Written exercise —
Return the material exactly as supplied, apart from the pictures, which are omitted.
*** Given material ***
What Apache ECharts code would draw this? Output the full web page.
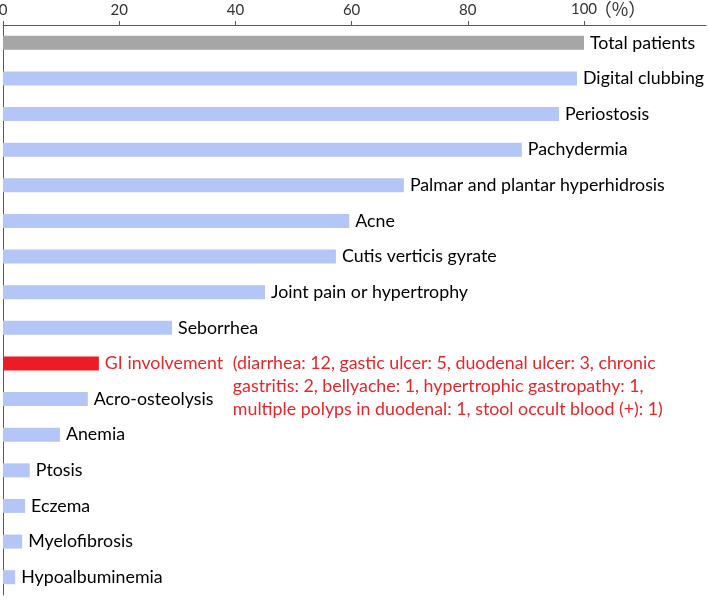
<!DOCTYPE html>
<html>
<head>
<meta charset="utf-8">
<script src="https://cdn.jsdelivr.net/npm/echarts@6/dist/echarts.min.js"></script>
<style>html,body{margin:0;padding:0;background:#fff}#c{width:709px;height:615px}</style>
</head>
<body>
<div id="c"></div>
<script>
const categories = ['Total patients','Digital clubbing','Periostosis','Pachydermia','Palmar and plantar hyperhidrosis','Acne','Cutis verticis gyrate','Joint pain or hypertrophy','Seborrhea','GI involvement','Acro-osteolysis','Anemia','Ptosis','Eczema','Myelofibrosis','Hypoalbuminemia'];
const values = [100, 98.8, 95.7, 89.3, 69.0, 59.6, 57.3, 45.1, 29.1, 16.5, 14.6, 9.8, 4.6, 3.8, 3.3, 2.1];
const xTicks = [0, 20, 40, 60, 80, 100];
const giDetails = ['(diarrhea: 12, gastic ulcer: 5, duodenal ulcer: 3, chronic','gastritis: 2, bellyache: 1, hypertrophic gastropathy: 1,','multiple polyps in duodenal: 1, stool occult blood (+): 1)'];

const FONT = 'Lato';
const FS = 17.8;
const AFS = 15;
const data = categories.map((name, i) => {
  let color = '#b4c6f6';
  if (name === 'Total patients') color = '#a6a6a6';
  if (name === 'GI involvement') color = '#ec1c24';
  const item = { value: values[i], itemStyle: { color } };
  if (name === 'GI involvement') {
    item.label = {
      formatter: '{a|GI involvement}{b|' + giDetails[0] + '}\n{c|' + giDetails[1] + '}\n{c|' + giDetails[2] + '}',
      offset: [0, 23],
      rich: {
        a: { color: '#e8262a', fontFamily: FONT, fontSize: FS, width: 128, lineHeight: 23 },
        b: { color: '#e8262a', fontFamily: FONT, fontSize: FS, lineHeight: 23 },
        c: { color: '#e8262a', fontFamily: FONT, fontSize: FS, lineHeight: 23, padding: [0, 0, 0, 128] }
      }
    };
  }
  return item;
});

const chart = echarts.init(document.getElementById('c'), null, { renderer: 'canvas' });
chart.setOption({
  animation: false,
  grid: { left: 3, right: 3, top: 25, bottom: 20, containLabel: false, outerBoundsMode: 'none' },
  xAxis: {
    type: 'value', position: 'top', min: 0, max: 121, interval: 20,
    axisLine: { show: true, lineStyle: { color: '#595959', width: 1 } },
    axisTick: { show: true, length: 4, customValues: xTicks, lineStyle: { color: '#595959' } },
    splitLine: { show: false },
    axisLabel: {
      customValues: xTicks, margin: 7, color: '#333', fontFamily: FONT, fontSize: AFS,
      formatter: v => v === 100 ? '{s|}{n|100}{p|（%）}' : String(v),
      rich: {
        s: { width: 46, fontFamily: FONT, fontSize: AFS },
        n: { fontFamily: FONT, fontSize: AFS, color: '#333' },
        p: { width: 46, fontFamily: 'Noto Sans CJK JP', fontSize: 18, color: '#333' }
      }
    }
  },
  yAxis: {
    type: 'category', data: categories, inverse: true,
    axisLine: { show: true, lineStyle: { color: '#595959', width: 1 } },
    axisTick: { show: false }, axisLabel: { show: false }
  },
  series: [{
    type: 'bar', data, barWidth: 14,
    label: { show: true, position: 'right', distance: 6, color: '#000', fontFamily: FONT, fontSize: FS, formatter: p => p.name }
  }]
});
</script>
</body>
</html>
***
Problem solution —
What Apache ECharts code would draw this? Output the full web page.
<!DOCTYPE html>
<html>
<head>
<meta charset="utf-8">
<script src="https://cdn.jsdelivr.net/npm/echarts@6/dist/echarts.min.js"></script>
<style>html,body{margin:0;padding:0;background:#fff}#c{width:709px;height:615px}</style>
</head>
<body>
<div id="c"></div>
<script>
const categories = ['Total patients','Digital clubbing','Periostosis','Pachydermia','Palmar and plantar hyperhidrosis','Acne','Cutis verticis gyrate','Joint pain or hypertrophy','Seborrhea','GI involvement','Acro-osteolysis','Anemia','Ptosis','Eczema','Myelofibrosis','Hypoalbuminemia'];
const values = [100, 98.8, 95.7, 89.3, 69.0, 59.6, 57.3, 45.1, 29.1, 16.5, 14.6, 9.8, 4.6, 3.8, 3.3, 2.1];
const xTicks = [0, 20, 40, 60, 80, 100];
const giDetails = ['(diarrhea: 12, gastic ulcer: 5, duodenal ulcer: 3, chronic','gastritis: 2, bellyache: 1, hypertrophic gastropathy: 1,','multiple polyps in duodenal: 1, stool occult blood (+): 1)'];

const FONT = 'Lato';
const FS = 17.8;
const AFS = 15;
const data = categories.map((name, i) => {
  let color = '#b4c6f6';
  if (name === 'Total patients') color = '#a6a6a6';
  if (name === 'GI involvement') color = '#ec1c24';
  const item = { value: values[i], itemStyle: { color } };
  if (name === 'GI involvement') {
    item.label = {
      formatter: '{a|GI involvement}{b|' + giDetails[0] + '}\n{c|' + giDetails[1] + '}\n{c|' + giDetails[2] + '}',
      offset: [0, 23],
      rich: {
        a: { color: '#e8262a', fontFamily: FONT, fontSize: FS, width: 128, lineHeight: 23 },
        b: { color: '#e8262a', fontFamily: FONT, fontSize: FS, lineHeight: 23 },
        c: { color: '#e8262a', fontFamily: FONT, fontSize: FS, lineHeight: 23, padding: [0, 0, 0, 128] }
      }
    };
  }
  return item;
});

const chart = echarts.init(document.getElementById('c'), null, { renderer: 'canvas' });
chart.setOption({
  animation: false,
  grid: { left: 3, right: 3, top: 25, bottom: 20, containLabel: false, outerBoundsMode: 'none' },
  xAxis: {
    type: 'value', position: 'top', min: 0, max: 121, interval: 20,
    axisLine: { show: true, lineStyle: { color: '#595959', width: 1 } },
    axisTick: { show: true, length: 4, customValues: xTicks, lineStyle: { color: '#595959' } },
    splitLine: { show: false },
    axisLabel: {
      customValues: xTicks, margin: 7, color: '#333', fontFamily: FONT, fontSize: AFS,
      formatter: v => v === 100 ? '{s|}{n|100}{p|（%）}' : String(v),
      rich: {
        s: { width: 46, fontFamily: FONT, fontSize: AFS },
        n: { fontFamily: FONT, fontSize: AFS, color: '#333' },
        p: { width: 46, fontFamily: 'Noto Sans CJK JP', fontSize: 18, color: '#333' }
      }
    }
  },
  yAxis: {
    type: 'category', data: categories, inverse: true,
    axisLine: { show: true, lineStyle: { color: '#595959', width: 1 } },
    axisTick: { show: false }, axisLabel: { show: false }
  },
  series: [{
    type: 'bar', data, barWidth: 14,
    label: { show: true, position: 'right', distance: 6, color: '#000', fontFamily: FONT, fontSize: FS, formatter: p => p.name }
  }]
});
</script>
</body>
</html>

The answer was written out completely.